The report is a primer on the benefits of compound interest and the dangers of putting off building a nest egg. It acknowledges that even diligent savers can be buffeted by other factors, such as the volatile markets that accompanied the 2008 financial crisis.
The report, however, advises investors to stay in the markets even during turbulent times. It cites a study by the Employee Benefit Research Institute that shows that more than 90% of 401(k) retirement accounts have more money now than they did at the top of the market in 2007 because of increased contributions and market growth.
“Retirement investors must recognize the importance of investing for the long term when it comes to retirement savings,” the report said. “The vast majority of private retirement accounts have recovered lost balances.”
The recent market collapse, the uneven economic recovery from the ensuing recession and rising health care costs have baby boomers worried about whether they can afford retirement.
A separate report released by IRI on Monday shows that only 36% of baby boomers believe they’ll have enough money to live comfortably through their retirement years, while 41% say they are preparing well for retirement. In addition, 62% believe their financial situation will remain the same or deteriorate in the next five years. The poll surveyed 803 Americans between the ages of 50 and 66 from Feb. 26 through March 12.
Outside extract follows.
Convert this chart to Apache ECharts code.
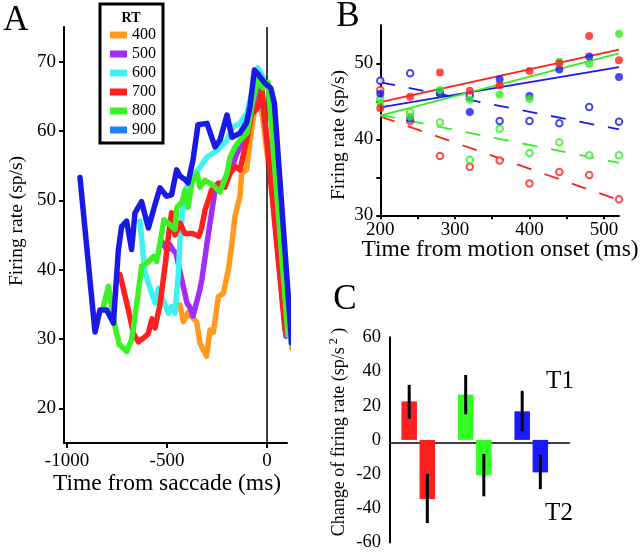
<!DOCTYPE html>
<html><head><meta charset="utf-8">
<script src="https://cdn.jsdelivr.net/npm/echarts@6/dist/echarts.min.js"></script>
<style>html,body{margin:0;padding:0;background:#fff}#c{width:640px;height:552px}</style>
</head><body><div id="c"></div>
<script>
// ---------- Panel A data: firing rate vs time from saccade, by RT ----------
const rtLabels = ['400','500','600','700','800','900'];
const rt400T = [-435,-418,-395,-377,-352,-335,-302,-285,-268,-243,-218,-193,-177,-160,-135,-127,-102,-77,-60,-42,125];
const rt400V = [34.9,32.5,33.8,33.2,32.5,29.4,27.5,31.3,31.0,36.1,36.6,40.0,43.4,47.7,50.6,53.9,54.4,60.2,63.5,66.4,28.6];
const rt500T = [-525,-500,-485,-470,-455,-425,-400,-385,-370,-350,-335,-325,-300,-285,-260,-225,-185,-150,-100,-50,-20,5,95];
const rt500V = [44.0,42.8,43.6,42.8,42.4,38.4,35.2,34.5,33.3,35.5,37.2,38.7,43.8,46.7,51.4,52.5,53.9,56.8,59.7,66.4,63.5,57.7,30.4];
const rt600T = [-635,-610,-560,-543,-493,-477,-460,-443,-435,-425,-410,-375,-335,-300,-250,-200,-170,-135,-100,-70,-45,-20,5,123];
const rt600V = [47.0,39.5,35.2,37.3,33.7,34.7,33.7,39.5,44.3,47.5,51.4,53.3,54.8,56.2,57.2,58.7,60.6,61.1,62.6,66.4,69.1,67.8,67.0,29.2];
const rt700T = [-735,-693,-668,-643,-620,-595,-575,-560,-535,-510,-493,-477,-460,-435,-410,-370,-342,-327,-310,-292,-277,-243,-210,-185,-160,-135,-98,-78,-53,-35,-25,90];
const rt700V = [39.3,34.2,30.8,29.6,30.1,30.7,32.9,31.6,35.0,40.5,44.8,48.2,45.0,46.7,45.2,45.2,44.8,46.0,48.6,50.1,51.5,52.5,51.9,53.9,54.9,54.4,59.2,62.4,63.1,64.5,66.0,31.3];
const rt800T = [-818,-793,-785,-760,-738,-702,-677,-648,-627,-598,-568,-552,-535,-515,-493,-460,-450,-425,-410,-395,-375,-350,-335,-310,-270,-235,-200,-185,-160,-135,-100,-70,-45,-20,5,105];
const rt800V = [34.7,37.6,36.1,31.8,29.2,28.2,29.9,35.7,40.5,41.0,41.9,41.2,43.8,47.2,46.7,45.8,49.0,49.7,51.4,49.0,52.6,53.9,51.9,52.9,52.2,51.2,53.9,56.2,57.7,58.7,59.7,64.5,67.4,66.2,67.0,30.5];
const rt900T = [-935,-860,-835,-802,-768,-743,-727,-702,-677,-660,-627,-593,-560,-535,-502,-477,-452,-435,-410,-395,-370,-345,-300,-260,-235,-200,-175,-135,-102,-85,-63,-42,-11,19,37,123];
const rt900V = [53.3,31.0,34.2,34.2,32.3,42.9,46.2,47.0,42.9,48.2,49.8,46.0,49.4,51.8,50.6,50.8,54.4,53.5,53.0,52.5,55.8,60.9,61.1,57.7,58.7,62.3,59.1,59.7,61.2,63.5,68.8,68.1,66.9,66.2,64.0,29.4];
const aXTicks = [-1000,-500,0];
const aYTicks = [20,30,40,50,60,70];

// ---------- Panel B data: firing rate vs time from motion onset ----------
const motionT = [200,240,280,320,360,400,440,480,520];
const redT1   = [44.1,45.6,48.8,46.4,47.1,49.0,50.0,53.6,50.4];
const redT2   = [46.5,42.4,37.8,36.4,37.2,34.2,35.7,35.3,32.1];
const greenT1 = [44.8,43.0,46.5,45.2,45.9,45.3,50.2,49.9,53.9];
const greenT2 = [45.3,43.6,42.2,37.3,41.4,38.2,39.6,37.9,37.9];
const blueT1  = [46.0,42.7,46.2,43.6,47.9,45.7,49.2,50.9,48.2];
const blueT2  = [47.7,48.7,46.0,45.8,42.4,42.4,42.1,44.25,42.3];
const fitT = [200,520];
const redFitT1 = [44.9,51.8];
const greenFitT1 = [43.1,51.3];
const blueFitT1 = [44.2,49.5];
const redFitT2 = [43.0,32.0];
const greenFitT2 = [43.2,36.9];
const blueFitT2 = [47.5,41.3];
const bXTicks = [200,250,300,350,400,450,500];
const bXLabels = [200,300,400,500];
const bYTicks = [30,35,40,45,50];
const bYLabels = [30,40,50];

// ---------- Panel C data: change of firing rate ----------
const cGroups = ['red','green','blue'];
const cT1 = [22.5,26.5,16.7];
const cT2 = [-34.5,-20.6,-19.0];
const cT1Lo = [12.4,15.0,5.1];
const cT1Hi = [32.2,38.0,28.7];
const cT2Lo = [-48.6,-33.0,-28.8];
const cT2Hi = [-20.0,-8.2,-8.6];

// ---------- styles ----------
const SERIF = 'Liberation Serif';
const rtLineColors = ['#ff9a1e','#a12ef7','#3ff2f2','#ff1f1f','#3cf226','#1a1ae6'];
const rtLegendColors = ['#ff9a1e','#a12ef7','#3ff2f2','#ff1f1f','#3cf226','#1f80ff'];
const C = {red:'#ff1f1f', green:'#33ee22', blue:'#1a1aee'};
const cBarColors = ['#ff1f1f','#33ff22','#1a1aff'];
const BARW = 15.5, GAPPCT = 17;
const OFF = BARW/2 + BARW*GAPPCT/100/2;

const zip = (a,b) => a.map((x,i)=>[x,b[i]]);

const aSeriesData = [[rt400T,rt400V],[rt500T,rt500V],[rt600T,rt600V],[rt700T,rt700V],[rt800T,rt800V],[rt900T,rt900V]];
const series = [];
aSeriesData.forEach((d,i)=>{
  series.push({
    name: rtLabels[i], type:'line', xAxisIndex:0, yAxisIndex:0,
    data: zip(d[0],d[1]), showSymbol:false, symbol:'none', clip:false,
    lineStyle:{width:5.5, color:rtLineColors[i], join:'round', cap:'round'},
    itemStyle:{color:rtLineColors[i]}, z: 2+i, silent:true,
    markLine: i===0 ? {silent:true, symbol:'none', label:{show:false},
      lineStyle:{color:'#000', width:1.5, type:'solid'}, data:[{xAxis:0}]} : undefined
  });
});

function fitLine(vals, color, dashed){
  return {type:'line', xAxisIndex:1, yAxisIndex:1, data: zip(fitT, vals), symbol:'none', silent:true,
    lineStyle:{width:1.8, color, type: dashed ? [15,14] : 'solid'}, z:2};
}
function pts(vals, color, open){
  return {type:'scatter', xAxisIndex:1, yAxisIndex:1, data: zip(motionT, vals), silent:true,
    symbol: open ? 'emptyCircle' : 'circle', symbolSize: open ? 6.5 : 8,
    itemStyle: open ? {color, borderColor: color, borderWidth:1.6} : {color}, z:3};
}
series.push(fitLine(redFitT2,C.red,true), fitLine(greenFitT2,C.green,true), fitLine(blueFitT2,C.blue,true));
series.push(fitLine(blueFitT1,C.blue,false), fitLine(greenFitT1,C.green,false), fitLine(redFitT1,C.red,false));
series.push(pts(redT2,C.red,true), pts(greenT2,C.green,true), pts(blueT2,C.blue,true));
series.push(pts(blueT1,C.blue,false), pts(greenT1,C.green,false), pts(redT1,C.red,false));

series.push({type:'bar', name:'T1', xAxisIndex:2, yAxisIndex:2, barWidth:BARW, barGap:GAPPCT+'%', silent:true,
  data: cT1.map((v,i)=>({value:v, itemStyle:{color:cBarColors[i]}}))});
series.push({type:'bar', name:'T2', xAxisIndex:2, yAxisIndex:2, barWidth:BARW, barGap:GAPPCT+'%', silent:true,
  data: cT2.map((v,i)=>({value:v, itemStyle:{color:cBarColors[i]}}))});
function errSeries(lo, hi, sign){
  return {type:'custom', xAxisIndex:2, yAxisIndex:2, silent:true, z:5,
    data: lo.map((l,i)=>[i,l,hi[i]]), encode:{x:0, y:[1,2]},
    renderItem:(params, api)=>{
      const i = api.value(0);
      const a = api.coord([i, api.value(1)]);
      const b = api.coord([i, api.value(2)]);
      return {type:'line', shape:{x1:a[0]+sign*OFF, y1:a[1], x2:b[0]+sign*OFF, y2:b[1]},
        style:{stroke:'#000', lineWidth:3}};
    }};
}
series.push(errSeries(cT1Lo,cT1Hi,-1), errSeries(cT2Lo,cT2Hi,1));

const axLine = {show:true, onZero:false, lineStyle:{color:'#000', width:2}};
const tickStyle = {color:'#000', width:2};
const lab = (extra)=>Object.assign({fontFamily:SERIF, color:'#000', fontSize:19, formatter:(v)=>String(v)}, extra);

const option = {
  animation:false,
  backgroundColor:'#fff',
  grid:[
    {left:64, top:27, width:223, height:416},
    {left:380.3, top:25.3, width:238.7, height:190},
    {left:390, top:337.3, width:169.5, height:210},
    {left:390, top:337.3, width:179.3, height:210}
  ],
  xAxis:[
    {gridIndex:0, type:'value', min:-1015, max:100, axisLine:axLine,
      axisTick:{customValues:aXTicks, length:5, lineStyle:tickStyle},
      axisLabel:lab({customValues:aXTicks, margin:9}), splitLine:{show:false}},
    {gridIndex:1, type:'value', min:200, max:520, axisLine:axLine,
      axisTick:{customValues:bXTicks, length:4, lineStyle:tickStyle},
      axisLabel:lab({customValues:bXLabels, margin:5}), splitLine:{show:false}},
    {gridIndex:2, type:'category', data:cGroups, axisLine:{show:false}, axisTick:{show:false},
      axisLabel:{show:false}, splitLine:{show:false}},
    {gridIndex:3, type:'value', min:0, max:1, axisLine:{show:true, onZero:true, lineStyle:{color:'#000', width:1.5}},
      axisTick:{show:false}, axisLabel:{show:false}, splitLine:{show:false}}
  ],
  yAxis:[
    {gridIndex:0, type:'value', min:15, max:75, axisLine:axLine,
      axisTick:{customValues:aYTicks, length:5, lineStyle:tickStyle},
      axisLabel:lab({customValues:aYTicks, margin:8}), splitLine:{show:false}},
    {gridIndex:1, type:'value', min:30, max:55, axisLine:axLine,
      axisTick:{customValues:bYTicks, length:4, lineStyle:tickStyle},
      axisLabel:lab({customValues:bYLabels, margin:7}), splitLine:{show:false}},
    {gridIndex:2, type:'value', min:-60, max:60, interval:20, axisLine:axLine,
      axisTick:{length:4, lineStyle:tickStyle},
      axisLabel:lab({fontSize:18.5, margin:9}), splitLine:{show:false}},
    {gridIndex:3, type:'value', min:-60, max:60, show:false, splitLine:{show:false}}
  ],
  legend:{
    data: rtLabels.map((n,i)=>({name:n, itemStyle:{color:rtLegendColors[i]}})),
    orient:'vertical', left:100, top:4, padding:[23,7,5,10], itemGap:3,
    itemWidth:17, itemHeight:7, icon:'rect', borderColor:'#000', borderWidth:3,
    backgroundColor:'#fff', selectedMode:false, z:10,
    textStyle:{fontSize:16, fontFamily:SERIF, color:'#000'}
  },
  graphic:[
    {type:'text', x:16, y:21, style:{text:'A', font:'35px "Liberation Serif"', fill:'#000', align:'center', verticalAlign:'middle'}},
    {type:'text', x:348, y:17, style:{text:'B', font:'35px "Liberation Serif"', fill:'#000', align:'center', verticalAlign:'middle'}},
    {type:'text', x:345, y:300, style:{text:'C', font:'35px "Liberation Serif"', fill:'#000', align:'center', verticalAlign:'middle'}},
    {type:'text', x:131, y:18, z:20, style:{text:'RT', font:'bold 14px "Liberation Serif"', fill:'#000', align:'center', verticalAlign:'middle'}},
    {type:'text', x:167, y:484, style:{text:'Time from saccade (ms)', font:'23.5px "Liberation Serif"', fill:'#000', align:'center', verticalAlign:'middle'}},
    {type:'text', x:17, y:221, rotation:Math.PI/2, style:{text:'Firing rate (sp/s)', font:'19.5px "Liberation Serif"', fill:'#000', align:'center', verticalAlign:'middle'}},
    {type:'text', x:500, y:250, style:{text:'Time from motion onset (ms)', font:'23.5px "Liberation Serif"', fill:'#000', align:'center', verticalAlign:'middle'}},
    {type:'text', x:339, y:135, rotation:Math.PI/2, style:{text:'Firing rate (sp/s)', font:'19.5px "Liberation Serif"', fill:'#000', align:'center', verticalAlign:'middle'}},
    {type:'text', x:339, y:432, rotation:Math.PI/2, style:{
      text:'{a|Change of firing rate (sp/s}{s| 2}{a| )}', align:'center', verticalAlign:'middle',
      rich:{a:{fontFamily:SERIF, fontSize:18, fill:'#000', lineHeight:22},
            s:{fontFamily:SERIF, fontSize:12, fill:'#000', lineHeight:22, verticalAlign:'top'}}}},
    {type:'text', x:560, y:381, style:{text:'T1', font:'25px "Liberation Serif"', fill:'#000', align:'center', verticalAlign:'middle'}},
    {type:'text', x:559, y:513, style:{text:'T2', font:'25px "Liberation Serif"', fill:'#000', align:'center', verticalAlign:'middle'}}
  ],
  series
};
const chart = echarts.init(document.getElementById('c'), null, {renderer:'canvas'});
chart.setOption(option);
</script></body></html>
People are better prepared for retirement if they work with an investment adviser, said Richard Aneser, chief marketing officer at Lincoln Financial Distributors. The IRI survey shows that 46% of boomers have an investment adviser helping them with retirement planning.
“Advisers and individuals can take control together by looking at the challenges and opportunities in a realistic way,” Mr. Aneser told reporters on a conference call. “Those who are doing the things they should, working with an adviser, tend to feel more confident about … their retirement.”
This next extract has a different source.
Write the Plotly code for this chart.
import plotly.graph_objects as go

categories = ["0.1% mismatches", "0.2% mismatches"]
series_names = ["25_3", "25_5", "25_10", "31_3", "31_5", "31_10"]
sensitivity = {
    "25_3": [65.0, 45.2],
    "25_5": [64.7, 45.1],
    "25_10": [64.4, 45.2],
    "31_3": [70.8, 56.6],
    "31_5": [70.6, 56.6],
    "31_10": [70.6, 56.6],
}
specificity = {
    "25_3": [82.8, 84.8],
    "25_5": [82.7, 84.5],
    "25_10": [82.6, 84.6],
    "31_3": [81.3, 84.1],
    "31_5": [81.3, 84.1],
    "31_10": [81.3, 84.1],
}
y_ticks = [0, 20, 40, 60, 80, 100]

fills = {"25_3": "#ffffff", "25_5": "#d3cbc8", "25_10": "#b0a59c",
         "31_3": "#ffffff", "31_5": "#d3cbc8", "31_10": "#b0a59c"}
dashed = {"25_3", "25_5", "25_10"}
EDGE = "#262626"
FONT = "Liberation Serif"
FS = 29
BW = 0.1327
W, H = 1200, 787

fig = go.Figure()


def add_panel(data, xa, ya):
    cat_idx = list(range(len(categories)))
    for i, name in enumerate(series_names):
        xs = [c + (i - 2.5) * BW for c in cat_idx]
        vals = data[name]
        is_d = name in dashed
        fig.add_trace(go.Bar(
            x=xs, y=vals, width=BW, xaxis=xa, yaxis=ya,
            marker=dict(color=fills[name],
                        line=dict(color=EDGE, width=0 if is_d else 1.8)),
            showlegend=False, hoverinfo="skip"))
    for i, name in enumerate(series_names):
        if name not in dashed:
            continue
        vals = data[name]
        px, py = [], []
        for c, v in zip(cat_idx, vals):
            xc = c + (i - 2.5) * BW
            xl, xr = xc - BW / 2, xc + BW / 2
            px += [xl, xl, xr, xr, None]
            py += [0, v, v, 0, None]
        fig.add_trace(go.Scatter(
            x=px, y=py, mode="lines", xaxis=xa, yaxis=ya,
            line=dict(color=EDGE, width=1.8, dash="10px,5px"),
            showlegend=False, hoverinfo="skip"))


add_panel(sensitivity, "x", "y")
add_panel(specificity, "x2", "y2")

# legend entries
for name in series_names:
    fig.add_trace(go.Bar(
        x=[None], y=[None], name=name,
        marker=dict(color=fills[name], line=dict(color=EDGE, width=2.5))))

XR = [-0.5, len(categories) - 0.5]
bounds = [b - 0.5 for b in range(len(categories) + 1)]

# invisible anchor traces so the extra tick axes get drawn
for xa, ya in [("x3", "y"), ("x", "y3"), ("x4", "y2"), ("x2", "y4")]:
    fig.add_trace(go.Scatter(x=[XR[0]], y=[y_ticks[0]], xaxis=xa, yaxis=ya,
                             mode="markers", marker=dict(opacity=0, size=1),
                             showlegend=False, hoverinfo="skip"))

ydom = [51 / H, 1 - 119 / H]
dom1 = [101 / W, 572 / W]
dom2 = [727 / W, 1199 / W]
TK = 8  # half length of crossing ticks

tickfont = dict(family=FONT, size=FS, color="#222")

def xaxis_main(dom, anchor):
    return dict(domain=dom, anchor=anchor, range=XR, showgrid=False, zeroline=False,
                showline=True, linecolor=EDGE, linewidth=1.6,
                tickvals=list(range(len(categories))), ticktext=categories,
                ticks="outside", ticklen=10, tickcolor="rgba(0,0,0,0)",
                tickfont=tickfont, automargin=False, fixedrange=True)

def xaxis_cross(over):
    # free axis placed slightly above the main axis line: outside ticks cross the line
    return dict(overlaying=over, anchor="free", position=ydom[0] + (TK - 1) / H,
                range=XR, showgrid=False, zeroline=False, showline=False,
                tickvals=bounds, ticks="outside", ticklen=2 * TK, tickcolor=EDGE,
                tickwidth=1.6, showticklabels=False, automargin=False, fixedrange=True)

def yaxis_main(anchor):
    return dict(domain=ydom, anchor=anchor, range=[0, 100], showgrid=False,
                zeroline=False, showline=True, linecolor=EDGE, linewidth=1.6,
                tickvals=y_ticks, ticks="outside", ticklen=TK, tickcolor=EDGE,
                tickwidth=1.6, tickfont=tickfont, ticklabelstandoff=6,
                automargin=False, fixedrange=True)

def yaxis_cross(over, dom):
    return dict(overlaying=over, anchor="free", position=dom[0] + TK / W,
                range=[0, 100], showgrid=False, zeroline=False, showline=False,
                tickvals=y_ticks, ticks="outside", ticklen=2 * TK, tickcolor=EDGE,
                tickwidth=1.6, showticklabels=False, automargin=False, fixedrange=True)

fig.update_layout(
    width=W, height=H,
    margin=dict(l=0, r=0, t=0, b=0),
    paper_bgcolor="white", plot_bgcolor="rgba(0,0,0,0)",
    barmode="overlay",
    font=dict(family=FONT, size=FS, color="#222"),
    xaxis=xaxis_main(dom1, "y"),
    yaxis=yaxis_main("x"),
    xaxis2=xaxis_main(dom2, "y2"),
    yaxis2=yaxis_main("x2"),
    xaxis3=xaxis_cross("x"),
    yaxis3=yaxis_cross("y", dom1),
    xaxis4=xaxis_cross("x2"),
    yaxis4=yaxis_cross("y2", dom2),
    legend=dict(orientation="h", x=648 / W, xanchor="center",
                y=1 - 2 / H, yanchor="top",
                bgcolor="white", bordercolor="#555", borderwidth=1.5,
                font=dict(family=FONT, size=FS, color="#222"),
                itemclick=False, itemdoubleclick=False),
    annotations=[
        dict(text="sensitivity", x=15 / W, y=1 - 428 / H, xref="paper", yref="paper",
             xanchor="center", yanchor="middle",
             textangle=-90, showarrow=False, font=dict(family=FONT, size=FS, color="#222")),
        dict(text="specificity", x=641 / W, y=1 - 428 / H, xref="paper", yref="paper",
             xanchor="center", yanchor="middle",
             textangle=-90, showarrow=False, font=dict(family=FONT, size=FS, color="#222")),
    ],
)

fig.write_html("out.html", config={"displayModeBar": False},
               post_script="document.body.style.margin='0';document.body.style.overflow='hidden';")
The baby boomer retirement wave is forcing advisers to shift their thinking from wealth accumulation to wealth distribution — and they’re looking for help with the transition, according to Katie Libbe, vice president of consumer marketing solutions at Allianz Life Insurance Co. of North America.
Adviser “are extremely hungry for knowledge” about issues such as the most tax-efficient ways to make distributions and how best to schedule claiming Social Security benefits.
“You can make your portfolios last five to seven years longer, if you have a good strategy for drawing them down,” Ms. Libbe said. “It is so much more complicated than just building a portfolio. That’s where we’re seeing a lot of demand for our education programs. It’s usually standing-room-only.”
Retirees need more money because substantial advances in health care have both raised costs and produced benefits, such as increasing longevity. Both developments have transformed the post-work years. The IRI survey shows that 35% of baby boomers don’t plan to retire until sometime between ages 66 and 70 or later.
“Retirement is an ongoing life stage,” Mr. Aneser said.